Quote every line as written. Omit pictures.

━━━━━━

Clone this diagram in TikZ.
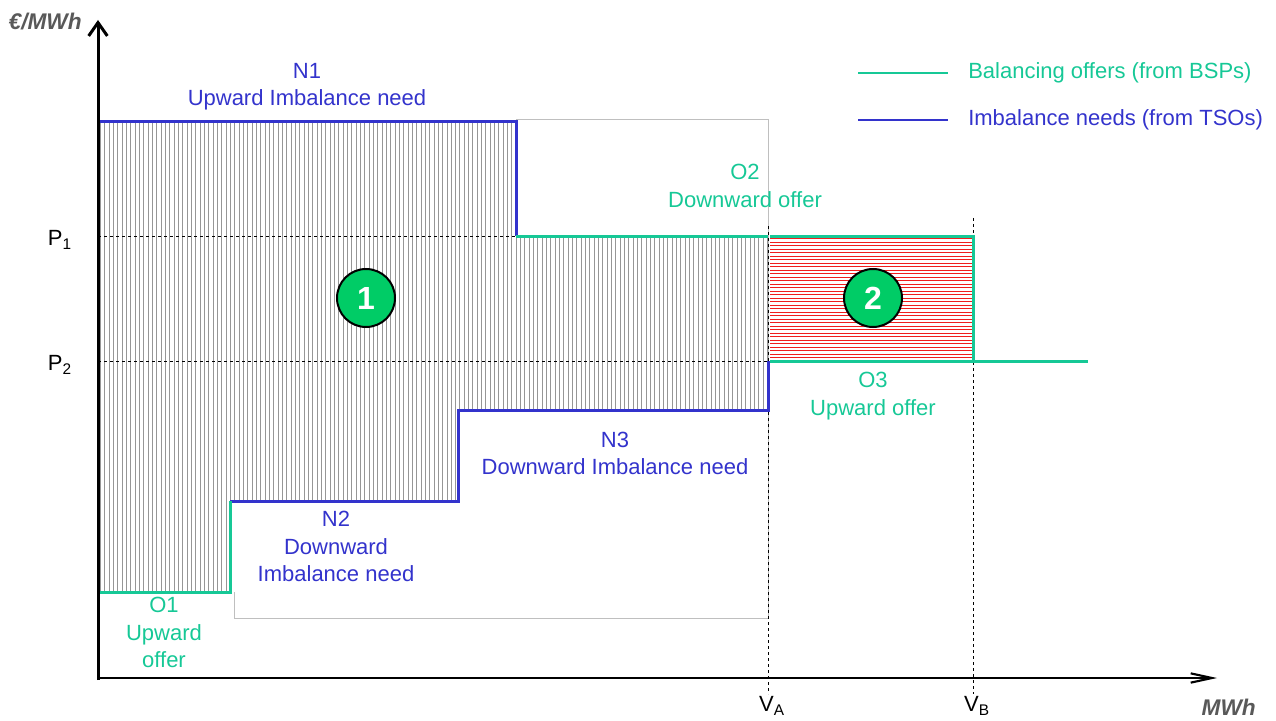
\documentclass[tikz,border=0pt]{standalone}
\usepackage{fontspec}
\setmainfont{Liberation Sans}
\usetikzlibrary{arrows.meta}
\definecolor{offgreen}{RGB}{22,200,150}
\definecolor{needblue}{RGB}{51,51,204}
\definecolor{circgreen}{RGB}{0,204,102}
\definecolor{axisgray}{RGB}{89,89,89}
\definecolor{hatchgray}{RGB}{150,150,150}
\definecolor{hatchred}{RGB}{240,30,30}
\begin{document}
\begin{tikzpicture}[x=0.75pt,y=-0.75pt,
  lbl/.style={font=\fontsize{16.5pt}{20.5pt}\selectfont, align=center, inner sep=0pt},
  offertxt/.style={lbl, text=offgreen},
  needtxt/.style={lbl, text=needblue},
  offerline/.style={draw=offgreen, line width=2.25pt},
  needline/.style={draw=needblue, line width=2.25pt},
  guide/.style={draw=black, line width=0.7pt, dash pattern=on 2.5pt off 2pt},
  frameline/.style={draw=black!25, line width=0.75pt},
  vhatch/.style={draw=hatchgray, line width=0.6pt},
  rhatch/.style={draw=hatchred, line width=0.6pt},
  badge/.style={circle, draw=black, line width=1.5pt, fill=circgreen, minimum size=43.5pt, inner sep=0pt, text=white, font=\fontsize{24pt}{26pt}\selectfont\bfseries},
  axisline/.style={draw=black, line width=2.25pt},
  axislabel/.style={font=\fontsize{17pt}{19pt}\selectfont\bfseries\itshape, text=axisgray, inner sep=0pt},
]
\useasboundingbox (0,0) rectangle (1276,720);

% key coordinates
\coordinate (O) at (98,678);
\coordinate (Ytop) at (98,20);
\coordinate (Xend) at (1217,678);
\coordinate (a) at (98,122);
\coordinate (b) at (516,122);
\coordinate (c) at (516,236);
\coordinate (d) at (768,236);
\coordinate (e) at (768,361);
\coordinate (f) at (768,410);
\coordinate (g) at (458,410);
\coordinate (h) at (458,501);
\coordinate (i) at (230,501);
\coordinate (j) at (230,592);
\coordinate (k) at (98,592);
\coordinate (r1) at (770,236);
\coordinate (r2) at (973,236);
\coordinate (r3) at (973,361);
\coordinate (r4) at (770,361);
\coordinate (o3end) at (1088,361);

% hatched surplus area 1
\begin{scope}
  \clip (a) -- (b) -- (c) -- (d) -- (f) -- (g) -- (h) -- (i) -- (j) -- (k) -- cycle;
  \foreach \n in {0,...,156} {
    \draw[vhatch] (100.5+4.33*\n,110) -- ++(0,500);
  }
\end{scope}

% hatched area 2
\begin{scope}
  \clip (r1) rectangle (r3);
  \foreach \n in {0,...,36} {
    \draw[rhatch] (760,238.5+3.5*\n) -- ++(230,0);
  }
\end{scope}

% light frame
\coordinate (fr1) at (234,592);
\coordinate (fr2) at (234,618);
\coordinate (fr3) at (768,618);
\coordinate (fr4) at (768,120);
\coordinate (fr5) at (516,120);
\draw[frameline] (fr1) -- (fr2) -- (fr3) -- (fr4) -- (fr5);

% dashed guides
\coordinate (p1s) at (98,236);
\coordinate (p2s) at (98,361);
\coordinate (vat) at (768,226);
\coordinate (vab) at (768,694);
\coordinate (vbt) at (973,218);
\coordinate (vbb) at (973,694);
\draw[guide] (p1s) -- (d);
\draw[guide] (p2s) -- (e);
\draw[guide] (vat) -- (vab);
\draw[guide] (vbt) -- (vbb);

% imbalance needs (blue)
\draw[needline] (a) -- (b) -- (c);
\draw[needline] (e) -- (f) -- (g) -- (h) -- (i);

% balancing offers (green)
\draw[offerline] (c) -- (d);
\draw[offerline] (i) -- (j) -- (k);
\draw[offerline] (r1) -- (r2) -- (r3);
\draw[offerline] (r4) -- (o3end);

% axes
\draw[axisline, -{Straight Barb[length=10pt,width=14pt]}] (98,680) -- (Ytop);
\draw[draw=black, line width=1.6pt, -{Straight Barb[length=16pt,width=7pt]}] (97,678) -- (Xend);

% badges
\node[badge] (c1) at (366,298) {1};
\node[badge] (c2) at (873,298) {2};

% texts
\node[needtxt] (n1) at (307,87) {N1\\Upward Imbalance need};
\node[needtxt] (n2) at (336,546.5) {N2\\Downward\\Imbalance need};
\node[needtxt] (n3) at (615,453.5) {N3\\Downward Imbalance need};
\node[offertxt] (o1) at (164,632.5) {O1\\Upward\\offer};
\node[offertxt] (o2) at (745,186) {O2\\Downward offer};
\node[offertxt] (o3) at (873,396) {O3\\Upward offer};

\node[lbl, anchor=east] (p1) at (72,240) {P\textsubscript{1}};
\node[lbl, anchor=east] (p2) at (72,365) {P\textsubscript{2}};
\node[lbl] (va) at (772,706) {V\textsubscript{A}};
\node[lbl] (vb) at (977,706) {V\textsubscript{B}};

\node[axislabel, anchor=east] (ylab) at (82,22) {€/MWh};
\node[axislabel, anchor=east] (xlab) at (1256,707) {MWh};

% legend
\coordinate (lg1a) at (858,73);
\coordinate (lg1b) at (948,73);
\coordinate (lg2a) at (858,120);
\coordinate (lg2b) at (948,120);
\draw[offerline, line width=1.9pt] (lg1a) -- (lg1b);
\draw[needline, line width=1.9pt] (lg2a) -- (lg2b);
\node[offertxt, anchor=west] (leg1) at (968,73) {Balancing offers (from BSPs)};
\node[needtxt, anchor=west] (leg2) at (968,120) {Imbalance needs (from TSOs)};
\end{tikzpicture}
\end{document}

━━━━━━

Answer below:
Clone this diagram in TikZ.
\documentclass[tikz,border=0pt]{standalone}
\usepackage{fontspec}
\setmainfont{Liberation Sans}
\usetikzlibrary{arrows.meta}
\definecolor{offgreen}{RGB}{22,200,150}
\definecolor{needblue}{RGB}{51,51,204}
\definecolor{circgreen}{RGB}{0,204,102}
\definecolor{axisgray}{RGB}{89,89,89}
\definecolor{hatchgray}{RGB}{150,150,150}
\definecolor{hatchred}{RGB}{240,30,30}
\begin{document}
\begin{tikzpicture}[x=0.75pt,y=-0.75pt,
  lbl/.style={font=\fontsize{16.5pt}{20.5pt}\selectfont, align=center, inner sep=0pt},
  offertxt/.style={lbl, text=offgreen},
  needtxt/.style={lbl, text=needblue},
  offerline/.style={draw=offgreen, line width=2.25pt},
  needline/.style={draw=needblue, line width=2.25pt},
  guide/.style={draw=black, line width=0.7pt, dash pattern=on 2.5pt off 2pt},
  frameline/.style={draw=black!25, line width=0.75pt},
  vhatch/.style={draw=hatchgray, line width=0.6pt},
  rhatch/.style={draw=hatchred, line width=0.6pt},
  badge/.style={circle, draw=black, line width=1.5pt, fill=circgreen, minimum size=43.5pt, inner sep=0pt, text=white, font=\fontsize{24pt}{26pt}\selectfont\bfseries},
  axisline/.style={draw=black, line width=2.25pt},
  axislabel/.style={font=\fontsize{17pt}{19pt}\selectfont\bfseries\itshape, text=axisgray, inner sep=0pt},
]
\useasboundingbox (0,0) rectangle (1276,720);

% key coordinates
\coordinate (O) at (98,678);
\coordinate (Ytop) at (98,20);
\coordinate (Xend) at (1217,678);
\coordinate (a) at (98,122);
\coordinate (b) at (516,122);
\coordinate (c) at (516,236);
\coordinate (d) at (768,236);
\coordinate (e) at (768,361);
\coordinate (f) at (768,410);
\coordinate (g) at (458,410);
\coordinate (h) at (458,501);
\coordinate (i) at (230,501);
\coordinate (j) at (230,592);
\coordinate (k) at (98,592);
\coordinate (r1) at (770,236);
\coordinate (r2) at (973,236);
\coordinate (r3) at (973,361);
\coordinate (r4) at (770,361);
\coordinate (o3end) at (1088,361);

% hatched surplus area 1
\begin{scope}
  \clip (a) -- (b) -- (c) -- (d) -- (f) -- (g) -- (h) -- (i) -- (j) -- (k) -- cycle;
  \foreach \n in {0,...,156} {
    \draw[vhatch] (100.5+4.33*\n,110) -- ++(0,500);
  }
\end{scope}

% hatched area 2
\begin{scope}
  \clip (r1) rectangle (r3);
  \foreach \n in {0,...,36} {
    \draw[rhatch] (760,238.5+3.5*\n) -- ++(230,0);
  }
\end{scope}

% light frame
\coordinate (fr1) at (234,592);
\coordinate (fr2) at (234,618);
\coordinate (fr3) at (768,618);
\coordinate (fr4) at (768,120);
\coordinate (fr5) at (516,120);
\draw[frameline] (fr1) -- (fr2) -- (fr3) -- (fr4) -- (fr5);

% dashed guides
\coordinate (p1s) at (98,236);
\coordinate (p2s) at (98,361);
\coordinate (vat) at (768,226);
\coordinate (vab) at (768,694);
\coordinate (vbt) at (973,218);
\coordinate (vbb) at (973,694);
\draw[guide] (p1s) -- (d);
\draw[guide] (p2s) -- (e);
\draw[guide] (vat) -- (vab);
\draw[guide] (vbt) -- (vbb);

% imbalance needs (blue)
\draw[needline] (a) -- (b) -- (c);
\draw[needline] (e) -- (f) -- (g) -- (h) -- (i);

% balancing offers (green)
\draw[offerline] (c) -- (d);
\draw[offerline] (i) -- (j) -- (k);
\draw[offerline] (r1) -- (r2) -- (r3);
\draw[offerline] (r4) -- (o3end);

% axes
\draw[axisline, -{Straight Barb[length=10pt,width=14pt]}] (98,680) -- (Ytop);
\draw[draw=black, line width=1.6pt, -{Straight Barb[length=16pt,width=7pt]}] (97,678) -- (Xend);

% badges
\node[badge] (c1) at (366,298) {1};
\node[badge] (c2) at (873,298) {2};

% texts
\node[needtxt] (n1) at (307,87) {N1\\Upward Imbalance need};
\node[needtxt] (n2) at (336,546.5) {N2\\Downward\\Imbalance need};
\node[needtxt] (n3) at (615,453.5) {N3\\Downward Imbalance need};
\node[offertxt] (o1) at (164,632.5) {O1\\Upward\\offer};
\node[offertxt] (o2) at (745,186) {O2\\Downward offer};
\node[offertxt] (o3) at (873,396) {O3\\Upward offer};

\node[lbl, anchor=east] (p1) at (72,240) {P\textsubscript{1}};
\node[lbl, anchor=east] (p2) at (72,365) {P\textsubscript{2}};
\node[lbl] (va) at (772,706) {V\textsubscript{A}};
\node[lbl] (vb) at (977,706) {V\textsubscript{B}};

\node[axislabel, anchor=east] (ylab) at (82,22) {€/MWh};
\node[axislabel, anchor=east] (xlab) at (1256,707) {MWh};

% legend
\coordinate (lg1a) at (858,73);
\coordinate (lg1b) at (948,73);
\coordinate (lg2a) at (858,120);
\coordinate (lg2b) at (948,120);
\draw[offerline, line width=1.9pt] (lg1a) -- (lg1b);
\draw[needline, line width=1.9pt] (lg2a) -- (lg2b);
\node[offertxt, anchor=west] (leg1) at (968,73) {Balancing offers (from BSPs)};
\node[needtxt, anchor=west] (leg2) at (968,120) {Imbalance needs (from TSOs)};
\end{tikzpicture}
\end{document}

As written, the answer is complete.